**Set task:** Which lines in the records below contain the word "this"? Copy each of them.

--- start of Supplied material ---

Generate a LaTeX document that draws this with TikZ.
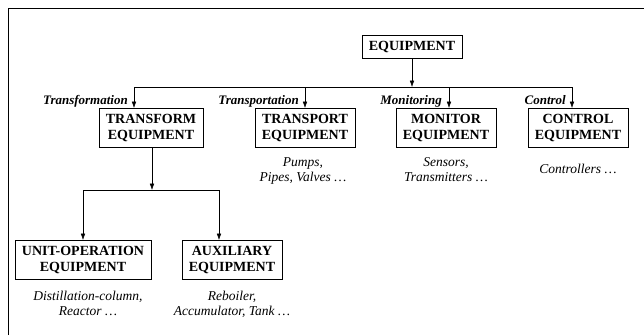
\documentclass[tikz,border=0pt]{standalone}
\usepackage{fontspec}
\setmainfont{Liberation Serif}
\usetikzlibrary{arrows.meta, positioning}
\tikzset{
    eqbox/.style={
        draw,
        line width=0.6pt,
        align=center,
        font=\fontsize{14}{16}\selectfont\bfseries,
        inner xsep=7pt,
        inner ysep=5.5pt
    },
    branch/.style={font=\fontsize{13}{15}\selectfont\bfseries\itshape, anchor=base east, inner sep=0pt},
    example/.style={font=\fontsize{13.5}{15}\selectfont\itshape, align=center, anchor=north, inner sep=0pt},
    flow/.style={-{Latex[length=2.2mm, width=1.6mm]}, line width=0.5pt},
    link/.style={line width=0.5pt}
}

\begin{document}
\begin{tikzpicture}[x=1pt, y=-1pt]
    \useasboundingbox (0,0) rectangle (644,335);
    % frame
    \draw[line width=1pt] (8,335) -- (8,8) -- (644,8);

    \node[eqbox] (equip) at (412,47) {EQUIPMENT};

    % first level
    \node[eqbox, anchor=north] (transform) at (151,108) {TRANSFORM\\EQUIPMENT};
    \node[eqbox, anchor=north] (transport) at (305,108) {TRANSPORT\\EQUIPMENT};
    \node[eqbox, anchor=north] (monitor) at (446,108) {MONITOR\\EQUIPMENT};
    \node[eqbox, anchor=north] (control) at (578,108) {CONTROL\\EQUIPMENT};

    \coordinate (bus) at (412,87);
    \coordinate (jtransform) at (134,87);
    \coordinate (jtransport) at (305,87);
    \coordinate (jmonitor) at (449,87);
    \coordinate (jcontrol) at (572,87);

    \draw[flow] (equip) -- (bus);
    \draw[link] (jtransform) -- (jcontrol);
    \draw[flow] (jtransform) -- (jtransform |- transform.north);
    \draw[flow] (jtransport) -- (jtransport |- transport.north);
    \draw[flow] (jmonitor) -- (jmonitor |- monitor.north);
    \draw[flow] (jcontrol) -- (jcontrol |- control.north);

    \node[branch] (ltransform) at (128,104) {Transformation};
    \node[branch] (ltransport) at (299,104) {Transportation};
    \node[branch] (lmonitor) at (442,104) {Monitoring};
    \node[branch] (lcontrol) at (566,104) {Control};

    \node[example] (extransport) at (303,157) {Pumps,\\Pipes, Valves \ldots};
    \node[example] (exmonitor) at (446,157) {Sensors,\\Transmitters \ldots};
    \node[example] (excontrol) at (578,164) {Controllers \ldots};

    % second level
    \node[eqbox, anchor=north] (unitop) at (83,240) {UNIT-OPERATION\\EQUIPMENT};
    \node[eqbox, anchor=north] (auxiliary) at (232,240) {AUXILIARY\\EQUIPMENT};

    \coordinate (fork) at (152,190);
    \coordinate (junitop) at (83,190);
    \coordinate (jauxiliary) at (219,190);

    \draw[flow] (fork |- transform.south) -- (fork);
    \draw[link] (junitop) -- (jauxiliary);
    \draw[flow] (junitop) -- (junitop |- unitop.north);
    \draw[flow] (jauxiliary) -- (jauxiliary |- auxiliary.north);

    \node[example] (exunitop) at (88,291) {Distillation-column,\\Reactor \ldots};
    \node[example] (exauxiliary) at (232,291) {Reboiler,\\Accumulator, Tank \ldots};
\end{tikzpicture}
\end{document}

--- end of Supplied material ---
--- start of Supplied material ---

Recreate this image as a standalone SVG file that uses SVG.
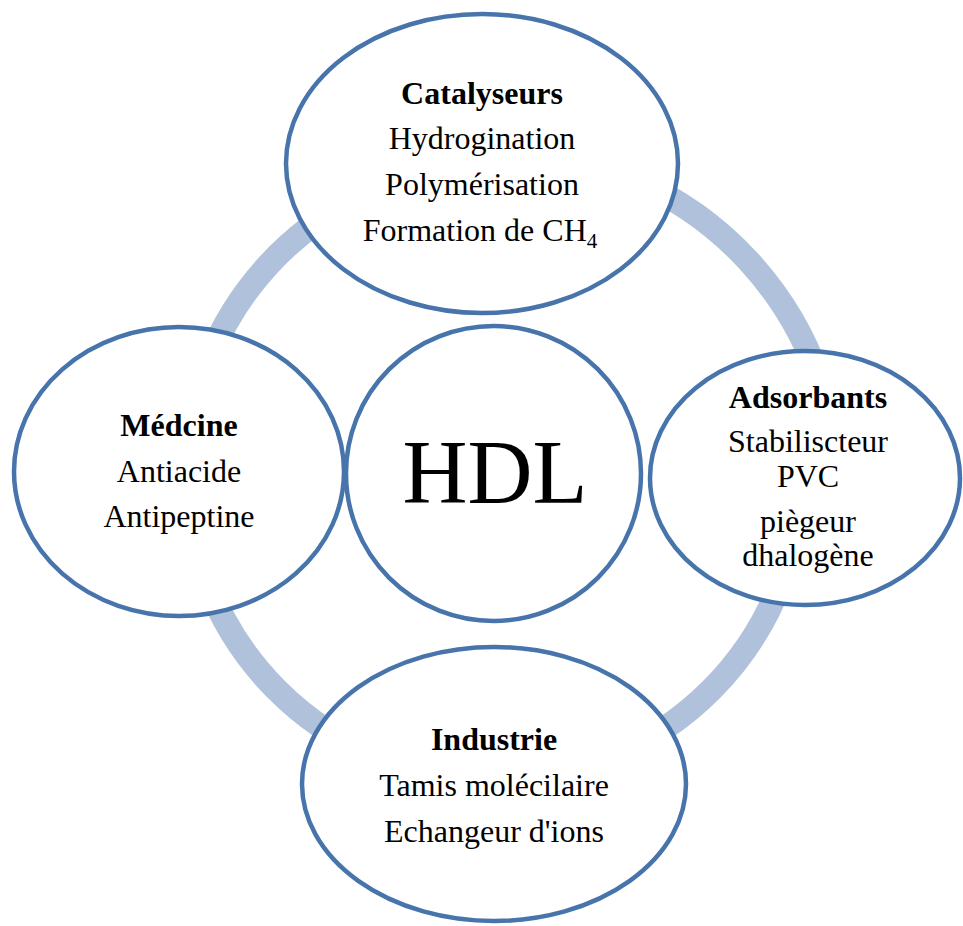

--- end of Supplied material ---
--- start of Supplied material ---

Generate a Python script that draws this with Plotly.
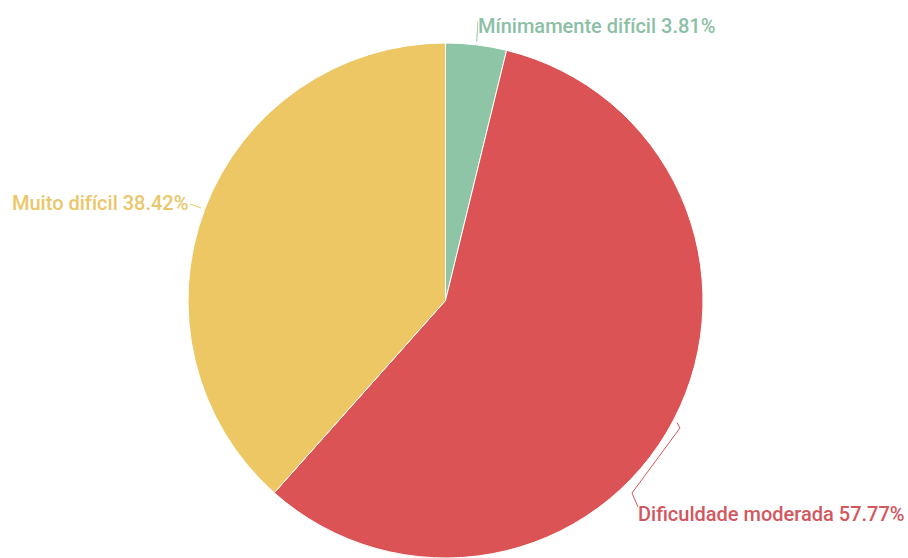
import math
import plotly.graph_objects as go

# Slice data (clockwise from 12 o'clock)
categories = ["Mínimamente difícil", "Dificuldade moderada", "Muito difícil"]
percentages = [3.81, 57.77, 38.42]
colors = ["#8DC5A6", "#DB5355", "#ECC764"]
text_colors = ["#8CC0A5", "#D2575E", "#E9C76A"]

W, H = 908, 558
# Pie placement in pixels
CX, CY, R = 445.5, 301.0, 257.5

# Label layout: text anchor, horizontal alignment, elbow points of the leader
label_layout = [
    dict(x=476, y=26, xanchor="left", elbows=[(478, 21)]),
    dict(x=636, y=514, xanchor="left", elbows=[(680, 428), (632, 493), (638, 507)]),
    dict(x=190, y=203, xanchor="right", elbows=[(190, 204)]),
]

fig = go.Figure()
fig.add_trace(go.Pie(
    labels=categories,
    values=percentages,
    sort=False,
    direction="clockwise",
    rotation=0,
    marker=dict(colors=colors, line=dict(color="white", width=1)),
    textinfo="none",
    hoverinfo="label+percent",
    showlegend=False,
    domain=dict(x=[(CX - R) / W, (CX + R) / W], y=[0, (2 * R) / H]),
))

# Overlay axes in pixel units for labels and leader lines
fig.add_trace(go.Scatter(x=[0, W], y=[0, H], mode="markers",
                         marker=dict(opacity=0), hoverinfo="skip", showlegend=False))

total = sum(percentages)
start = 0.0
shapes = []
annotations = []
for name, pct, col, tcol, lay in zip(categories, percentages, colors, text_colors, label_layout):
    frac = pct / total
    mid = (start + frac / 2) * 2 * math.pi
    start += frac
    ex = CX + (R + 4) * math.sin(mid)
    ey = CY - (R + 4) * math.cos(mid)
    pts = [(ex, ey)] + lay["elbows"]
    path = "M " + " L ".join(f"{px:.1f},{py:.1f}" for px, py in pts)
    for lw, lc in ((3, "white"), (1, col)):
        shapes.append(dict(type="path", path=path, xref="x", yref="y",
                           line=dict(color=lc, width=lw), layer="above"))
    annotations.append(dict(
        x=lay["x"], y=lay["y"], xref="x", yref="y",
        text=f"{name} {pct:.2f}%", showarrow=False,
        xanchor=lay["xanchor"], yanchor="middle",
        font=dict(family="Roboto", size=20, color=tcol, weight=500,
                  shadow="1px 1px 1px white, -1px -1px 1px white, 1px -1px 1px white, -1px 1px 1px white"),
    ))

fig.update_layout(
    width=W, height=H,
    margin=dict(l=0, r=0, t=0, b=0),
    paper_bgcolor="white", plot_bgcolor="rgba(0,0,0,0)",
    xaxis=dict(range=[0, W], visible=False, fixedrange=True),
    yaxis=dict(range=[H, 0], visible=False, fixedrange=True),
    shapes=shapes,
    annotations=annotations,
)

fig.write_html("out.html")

--- end of Supplied material ---

**Exercise answer:**
Generate a LaTeX document that draws this with TikZ.
Recreate this image as a standalone SVG file that uses SVG.
Generate a Python script that draws this with Plotly.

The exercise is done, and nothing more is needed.